Редкий фильм малоизвестного режиссера, настоящий раритет – для синефила всегда счастье, даже когда он и не оправдывает ожиданий. Даниэль Шмид даже и среди синефилов мало известен во многом потому, что его фильмы, в особенности «Тень ангелов» находятся в тени Фассбиндера, присутствие которого в них тотально. В «Тени ангелов» РВФ – автор диалогов, соавтор сценария, исполнитель одной из главных ролей, «арендодатель» большинства актеров, тем не менее мизансцены в картине совершенно не фассбиндеровские, незримо присутствие какого-то иного стиля, которого мы еще не видели, выглядящий теперь несколько устаревшим.
Источником стилевого вдохновения для Шмида будто служит то же, что и для РВФ периода его расцвета: атмосфера немецкого кабаре и буржуазного барокко, но у Шмида это выглядит каким-то китчевым и игровым. Там, где РВФ серьезен и трагичен, Шмид язвителен и двусмыслен. Беря за основу скользкий, почти антисемитский сюжет, постановщик превращает его в притчу об амбивалентности социальных ролей, о неизжитости фашистской дуалистической психологии, об общей безысходности бытия. Безымянный богатый еврей разрушает отношения проститутки и ее сутенера, чем приводит к трагедии – этим собственно сюжет и исчерпывается, но Шмид будто вступает в формальный спор с РВФ, пытаясь посягнуть на его стиль и взорвать его изнутри, при этом принимая все логические предпосылки мировоззрения РВФ.
«Тень ангелов» - именно спор с Фассбиндером на уровне формы при полном согласии с его художественным мышлением, Шмид будто убеждает РВФ, что для выражения его идей нужен иной стиль, более ернический и китчевый, нужно больше несерьезности, больше игрового начала, потому, если Фассбиндер – трагический художник модерна, то Шмид – постмодернист-пересмешник, чья мизантропическая ирония тотальна, потому и искусство, быть может, более пессимистично.
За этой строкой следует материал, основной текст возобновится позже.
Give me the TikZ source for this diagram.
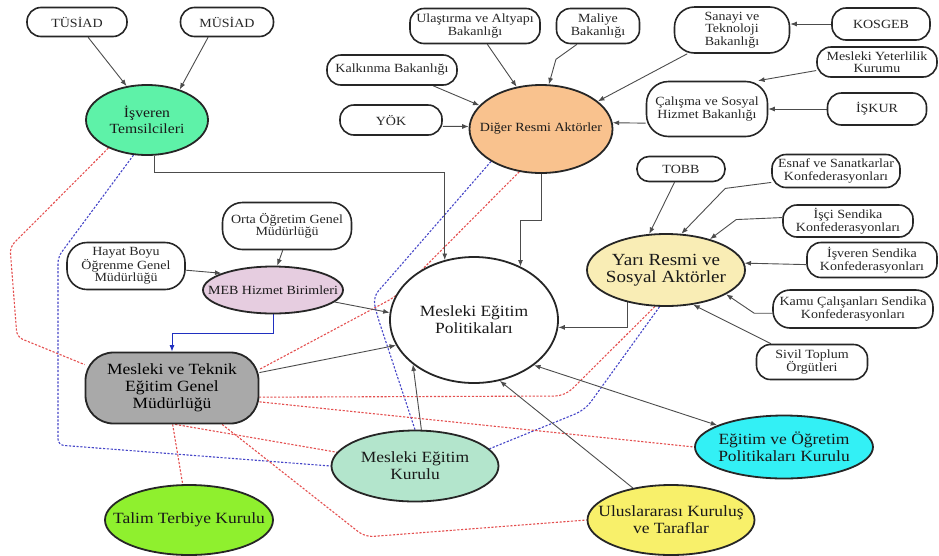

В этой картине нет традиционного для РВФ деления на палачей и жертв, нет проблемы социальной стигматизации, здесь все и евреи, и антисемиты стоят друг друга.
Казалось бы, поначалу понятно, почему фильм запретили к прокату во многих странах, антисемитизм мессиджа о богатом еврее, тиранящем окружающих, вроде бы очевиден, однако, он (этот мессидж) как-то чересчур шаржирован и памфлетен. Сильный мира сего – традиционный архетип палача у РВФ здесь иронизирует над своей национальной принадлежностью, подчеркивая всеобщую ненависть к себе, атмосферу криптофашизма, в котором он живет, его жертвы – как-то уж чересчур омерзительны (Фассбиндер в своих картинах не позволял себе столь грязных диалогов) жертвам не присущ ореол мученичества (как обычно у РВФ), они стоят своих притеснителей.
По этой причине мы получаем фильм без героя, где все друг друга стоят, и даже умирающая проститутка в исполнении Ингрид Кавен как-то уж чересчур безвольна и лишена желания жить. Фассбиндер сделал все, чтобы усложнить диалоги в картине, разговоры персонажей колеблются между высокой метафорической поэзией и трущобной бранью, на всем лежит налет авангардисткой театральности «Антитеатра», но, как мы уже подчеркивали здесь борются две эстетики: модернистская и постмодернистская, трагическая и пересмешническая, здесь все зыбко и амбивалентно, нет ни палачей, ни жертв, жизнь тотально отвратительна и заслуживает лишь все разъедающей как кислота иронии.
Здесь нет фассбиндеровских зеркал, избыточной игры с цветом и освещением, работы с пространством, все как-то клаустрофобно, мелко и пошло, и это осознанный ход со стороны Шмида. Фассбиндер никогда бы не сказал, что жизнь пошла, трагична – да, несправедлива – да, бессмысленна – да, но не пошла, у Шмида она именно примитивна и банальна, в ней нет трансцендентального измерения, нет прорыва вверх, лишь удушающая, забетонированная горизонтальность, онтологическая вторичность. Чем это устарело, скажете Вы? Тем, что время постмодернистского пересмешничества прошло, если не после трагедии 11 сентября, то после вызванного во многом именно постмодернизмом культурного кризиса середины 2000-х, который длится до сих пор, ибо новая мировоззренческая парадигма еще не создана.
Шмид устарел, но зато его ленты были одними из первых, кто запечатлел переход к посттрагизму и иронической тотальности социального ландшафта. Картина снята в 1976 году! Можете себе представить?! То-то и оно. Сейчас, такой плюралистической эстетикой никого, конечно не удивишь, все от нее устали, данная страница в истории искусства перевернута, но заглянуть в ее начало сейчас тем более интересно.